(DATA):
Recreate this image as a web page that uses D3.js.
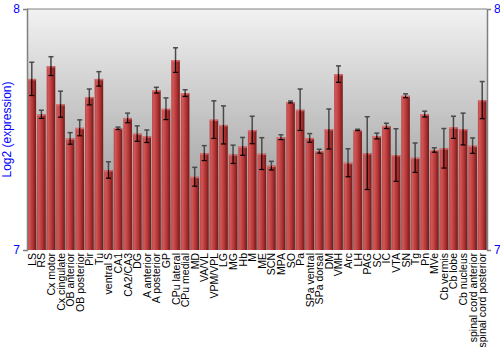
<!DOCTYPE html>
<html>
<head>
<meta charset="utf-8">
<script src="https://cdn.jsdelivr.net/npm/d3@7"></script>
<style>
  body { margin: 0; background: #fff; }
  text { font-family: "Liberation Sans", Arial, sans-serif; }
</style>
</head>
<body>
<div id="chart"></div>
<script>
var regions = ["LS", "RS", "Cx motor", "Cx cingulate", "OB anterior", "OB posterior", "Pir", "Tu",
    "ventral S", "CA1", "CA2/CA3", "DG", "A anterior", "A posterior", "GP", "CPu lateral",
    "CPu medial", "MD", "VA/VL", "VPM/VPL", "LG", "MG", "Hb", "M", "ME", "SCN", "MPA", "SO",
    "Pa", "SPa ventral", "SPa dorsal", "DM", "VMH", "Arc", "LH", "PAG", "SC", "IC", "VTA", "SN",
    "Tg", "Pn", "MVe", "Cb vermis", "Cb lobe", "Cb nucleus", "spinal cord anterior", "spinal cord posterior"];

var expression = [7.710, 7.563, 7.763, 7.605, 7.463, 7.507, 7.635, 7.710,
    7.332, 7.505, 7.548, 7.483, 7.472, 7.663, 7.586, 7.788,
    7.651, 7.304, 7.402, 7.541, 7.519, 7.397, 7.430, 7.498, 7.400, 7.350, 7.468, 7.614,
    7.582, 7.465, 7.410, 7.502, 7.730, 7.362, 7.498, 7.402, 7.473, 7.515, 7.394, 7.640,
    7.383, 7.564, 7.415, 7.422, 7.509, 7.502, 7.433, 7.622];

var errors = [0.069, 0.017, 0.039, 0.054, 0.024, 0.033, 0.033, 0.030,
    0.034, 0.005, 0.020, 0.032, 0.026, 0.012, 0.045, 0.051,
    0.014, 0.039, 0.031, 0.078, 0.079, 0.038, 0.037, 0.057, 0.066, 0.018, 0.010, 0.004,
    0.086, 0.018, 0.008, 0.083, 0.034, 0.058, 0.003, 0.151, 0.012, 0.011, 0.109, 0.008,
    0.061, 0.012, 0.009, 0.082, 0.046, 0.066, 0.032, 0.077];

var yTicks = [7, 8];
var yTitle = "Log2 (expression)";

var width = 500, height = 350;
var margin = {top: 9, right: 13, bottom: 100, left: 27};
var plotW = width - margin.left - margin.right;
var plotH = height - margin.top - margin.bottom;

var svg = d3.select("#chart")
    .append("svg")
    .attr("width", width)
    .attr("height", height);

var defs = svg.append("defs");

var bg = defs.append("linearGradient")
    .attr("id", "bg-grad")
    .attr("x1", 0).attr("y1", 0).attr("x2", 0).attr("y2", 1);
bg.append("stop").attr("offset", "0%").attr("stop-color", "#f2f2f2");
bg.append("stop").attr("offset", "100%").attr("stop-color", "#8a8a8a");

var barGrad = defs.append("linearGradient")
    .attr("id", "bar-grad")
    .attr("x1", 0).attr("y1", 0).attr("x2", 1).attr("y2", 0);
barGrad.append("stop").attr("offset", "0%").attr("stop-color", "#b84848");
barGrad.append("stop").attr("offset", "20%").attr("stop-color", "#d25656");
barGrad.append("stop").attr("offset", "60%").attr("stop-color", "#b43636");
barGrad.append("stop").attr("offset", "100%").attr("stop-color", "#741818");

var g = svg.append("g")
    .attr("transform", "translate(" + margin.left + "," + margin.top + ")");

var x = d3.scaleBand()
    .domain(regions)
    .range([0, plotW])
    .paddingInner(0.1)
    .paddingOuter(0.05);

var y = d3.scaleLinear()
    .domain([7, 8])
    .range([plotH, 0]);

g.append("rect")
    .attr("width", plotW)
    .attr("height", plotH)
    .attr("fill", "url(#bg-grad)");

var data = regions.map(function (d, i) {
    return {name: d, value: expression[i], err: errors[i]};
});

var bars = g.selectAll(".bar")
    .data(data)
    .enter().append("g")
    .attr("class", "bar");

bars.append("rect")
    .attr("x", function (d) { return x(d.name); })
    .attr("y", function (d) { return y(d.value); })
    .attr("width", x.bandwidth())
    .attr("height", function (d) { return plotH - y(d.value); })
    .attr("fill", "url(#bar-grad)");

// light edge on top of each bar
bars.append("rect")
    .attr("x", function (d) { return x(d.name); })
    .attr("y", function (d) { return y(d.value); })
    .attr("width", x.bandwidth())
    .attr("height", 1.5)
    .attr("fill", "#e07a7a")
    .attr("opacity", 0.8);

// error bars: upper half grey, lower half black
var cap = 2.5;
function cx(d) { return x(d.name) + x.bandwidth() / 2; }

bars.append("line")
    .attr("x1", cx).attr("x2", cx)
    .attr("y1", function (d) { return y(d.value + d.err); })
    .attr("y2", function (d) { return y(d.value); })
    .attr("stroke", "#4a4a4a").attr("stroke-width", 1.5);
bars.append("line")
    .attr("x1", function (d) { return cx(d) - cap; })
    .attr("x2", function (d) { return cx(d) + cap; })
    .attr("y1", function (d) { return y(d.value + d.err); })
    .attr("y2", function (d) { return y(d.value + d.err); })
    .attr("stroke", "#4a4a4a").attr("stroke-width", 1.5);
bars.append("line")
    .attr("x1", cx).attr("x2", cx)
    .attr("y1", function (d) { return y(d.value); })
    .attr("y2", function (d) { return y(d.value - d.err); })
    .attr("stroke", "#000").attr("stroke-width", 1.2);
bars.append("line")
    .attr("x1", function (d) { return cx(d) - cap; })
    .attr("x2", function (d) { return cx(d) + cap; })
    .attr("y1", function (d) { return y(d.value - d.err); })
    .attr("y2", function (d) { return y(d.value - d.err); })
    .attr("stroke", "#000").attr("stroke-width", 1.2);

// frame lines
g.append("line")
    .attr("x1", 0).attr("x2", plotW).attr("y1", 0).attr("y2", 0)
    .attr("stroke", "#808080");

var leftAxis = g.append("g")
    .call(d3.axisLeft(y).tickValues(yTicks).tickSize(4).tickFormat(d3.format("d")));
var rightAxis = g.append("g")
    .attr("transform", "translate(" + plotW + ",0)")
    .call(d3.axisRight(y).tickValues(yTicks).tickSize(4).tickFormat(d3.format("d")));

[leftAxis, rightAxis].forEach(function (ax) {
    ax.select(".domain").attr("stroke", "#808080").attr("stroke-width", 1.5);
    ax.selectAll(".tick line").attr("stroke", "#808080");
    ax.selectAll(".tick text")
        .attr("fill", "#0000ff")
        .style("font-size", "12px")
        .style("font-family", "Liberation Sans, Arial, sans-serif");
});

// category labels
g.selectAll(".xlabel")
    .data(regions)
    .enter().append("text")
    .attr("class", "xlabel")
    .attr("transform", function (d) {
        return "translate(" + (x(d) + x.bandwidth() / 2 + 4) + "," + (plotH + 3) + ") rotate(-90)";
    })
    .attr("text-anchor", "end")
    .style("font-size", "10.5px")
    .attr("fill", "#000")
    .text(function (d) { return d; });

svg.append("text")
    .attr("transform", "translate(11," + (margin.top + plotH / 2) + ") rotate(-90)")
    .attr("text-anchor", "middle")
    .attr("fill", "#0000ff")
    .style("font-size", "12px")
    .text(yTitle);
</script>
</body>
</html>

(JOB): Repeat the material above word for word and skip every image in it.

(RESPONSE FOR THIS EXERCISE):
Recreate this image as a web page that uses D3.js.
<!DOCTYPE html>
<html>
<head>
<meta charset="utf-8">
<script src="https://cdn.jsdelivr.net/npm/d3@7"></script>
<style>
  body { margin: 0; background: #fff; }
  text { font-family: "Liberation Sans", Arial, sans-serif; }
</style>
</head>
<body>
<div id="chart"></div>
<script>
var regions = ["LS", "RS", "Cx motor", "Cx cingulate", "OB anterior", "OB posterior", "Pir", "Tu",
    "ventral S", "CA1", "CA2/CA3", "DG", "A anterior", "A posterior", "GP", "CPu lateral",
    "CPu medial", "MD", "VA/VL", "VPM/VPL", "LG", "MG", "Hb", "M", "ME", "SCN", "MPA", "SO",
    "Pa", "SPa ventral", "SPa dorsal", "DM", "VMH", "Arc", "LH", "PAG", "SC", "IC", "VTA", "SN",
    "Tg", "Pn", "MVe", "Cb vermis", "Cb lobe", "Cb nucleus", "spinal cord anterior", "spinal cord posterior"];

var expression = [7.710, 7.563, 7.763, 7.605, 7.463, 7.507, 7.635, 7.710,
    7.332, 7.505, 7.548, 7.483, 7.472, 7.663, 7.586, 7.788,
    7.651, 7.304, 7.402, 7.541, 7.519, 7.397, 7.430, 7.498, 7.400, 7.350, 7.468, 7.614,
    7.582, 7.465, 7.410, 7.502, 7.730, 7.362, 7.498, 7.402, 7.473, 7.515, 7.394, 7.640,
    7.383, 7.564, 7.415, 7.422, 7.509, 7.502, 7.433, 7.622];

var errors = [0.069, 0.017, 0.039, 0.054, 0.024, 0.033, 0.033, 0.030,
    0.034, 0.005, 0.020, 0.032, 0.026, 0.012, 0.045, 0.051,
    0.014, 0.039, 0.031, 0.078, 0.079, 0.038, 0.037, 0.057, 0.066, 0.018, 0.010, 0.004,
    0.086, 0.018, 0.008, 0.083, 0.034, 0.058, 0.003, 0.151, 0.012, 0.011, 0.109, 0.008,
    0.061, 0.012, 0.009, 0.082, 0.046, 0.066, 0.032, 0.077];

var yTicks = [7, 8];
var yTitle = "Log2 (expression)";

var width = 500, height = 350;
var margin = {top: 9, right: 13, bottom: 100, left: 27};
var plotW = width - margin.left - margin.right;
var plotH = height - margin.top - margin.bottom;

var svg = d3.select("#chart")
    .append("svg")
    .attr("width", width)
    .attr("height", height);

var defs = svg.append("defs");

var bg = defs.append("linearGradient")
    .attr("id", "bg-grad")
    .attr("x1", 0).attr("y1", 0).attr("x2", 0).attr("y2", 1);
bg.append("stop").attr("offset", "0%").attr("stop-color", "#f2f2f2");
bg.append("stop").attr("offset", "100%").attr("stop-color", "#8a8a8a");

var barGrad = defs.append("linearGradient")
    .attr("id", "bar-grad")
    .attr("x1", 0).attr("y1", 0).attr("x2", 1).attr("y2", 0);
barGrad.append("stop").attr("offset", "0%").attr("stop-color", "#b84848");
barGrad.append("stop").attr("offset", "20%").attr("stop-color", "#d25656");
barGrad.append("stop").attr("offset", "60%").attr("stop-color", "#b43636");
barGrad.append("stop").attr("offset", "100%").attr("stop-color", "#741818");

var g = svg.append("g")
    .attr("transform", "translate(" + margin.left + "," + margin.top + ")");

var x = d3.scaleBand()
    .domain(regions)
    .range([0, plotW])
    .paddingInner(0.1)
    .paddingOuter(0.05);

var y = d3.scaleLinear()
    .domain([7, 8])
    .range([plotH, 0]);

g.append("rect")
    .attr("width", plotW)
    .attr("height", plotH)
    .attr("fill", "url(#bg-grad)");

var data = regions.map(function (d, i) {
    return {name: d, value: expression[i], err: errors[i]};
});

var bars = g.selectAll(".bar")
    .data(data)
    .enter().append("g")
    .attr("class", "bar");

bars.append("rect")
    .attr("x", function (d) { return x(d.name); })
    .attr("y", function (d) { return y(d.value); })
    .attr("width", x.bandwidth())
    .attr("height", function (d) { return plotH - y(d.value); })
    .attr("fill", "url(#bar-grad)");

// light edge on top of each bar
bars.append("rect")
    .attr("x", function (d) { return x(d.name); })
    .attr("y", function (d) { return y(d.value); })
    .attr("width", x.bandwidth())
    .attr("height", 1.5)
    .attr("fill", "#e07a7a")
    .attr("opacity", 0.8);

// error bars: upper half grey, lower half black
var cap = 2.5;
function cx(d) { return x(d.name) + x.bandwidth() / 2; }

bars.append("line")
    .attr("x1", cx).attr("x2", cx)
    .attr("y1", function (d) { return y(d.value + d.err); })
    .attr("y2", function (d) { return y(d.value); })
    .attr("stroke", "#4a4a4a").attr("stroke-width", 1.5);
bars.append("line")
    .attr("x1", function (d) { return cx(d) - cap; })
    .attr("x2", function (d) { return cx(d) + cap; })
    .attr("y1", function (d) { return y(d.value + d.err); })
    .attr("y2", function (d) { return y(d.value + d.err); })
    .attr("stroke", "#4a4a4a").attr("stroke-width", 1.5);
bars.append("line")
    .attr("x1", cx).attr("x2", cx)
    .attr("y1", function (d) { return y(d.value); })
    .attr("y2", function (d) { return y(d.value - d.err); })
    .attr("stroke", "#000").attr("stroke-width", 1.2);
bars.append("line")
    .attr("x1", function (d) { return cx(d) - cap; })
    .attr("x2", function (d) { return cx(d) + cap; })
    .attr("y1", function (d) { return y(d.value - d.err); })
    .attr("y2", function (d) { return y(d.value - d.err); })
    .attr("stroke", "#000").attr("stroke-width", 1.2);

// frame lines
g.append("line")
    .attr("x1", 0).attr("x2", plotW).attr("y1", 0).attr("y2", 0)
    .attr("stroke", "#808080");

var leftAxis = g.append("g")
    .call(d3.axisLeft(y).tickValues(yTicks).tickSize(4).tickFormat(d3.format("d")));
var rightAxis = g.append("g")
    .attr("transform", "translate(" + plotW + ",0)")
    .call(d3.axisRight(y).tickValues(yTicks).tickSize(4).tickFormat(d3.format("d")));

[leftAxis, rightAxis].forEach(function (ax) {
    ax.select(".domain").attr("stroke", "#808080").attr("stroke-width", 1.5);
    ax.selectAll(".tick line").attr("stroke", "#808080");
    ax.selectAll(".tick text")
        .attr("fill", "#0000ff")
        .style("font-size", "12px")
        .style("font-family", "Liberation Sans, Arial, sans-serif");
});

// category labels
g.selectAll(".xlabel")
    .data(regions)
    .enter().append("text")
    .attr("class", "xlabel")
    .attr("transform", function (d) {
        return "translate(" + (x(d) + x.bandwidth() / 2 + 4) + "," + (plotH + 3) + ") rotate(-90)";
    })
    .attr("text-anchor", "end")
    .style("font-size", "10.5px")
    .attr("fill", "#000")
    .text(function (d) { return d; });

svg.append("text")
    .attr("transform", "translate(11," + (margin.top + plotH / 2) + ") rotate(-90)")
    .attr("text-anchor", "middle")
    .attr("fill", "#0000ff")
    .style("font-size", "12px")
    .text(yTitle);
</script>
</body>
</html>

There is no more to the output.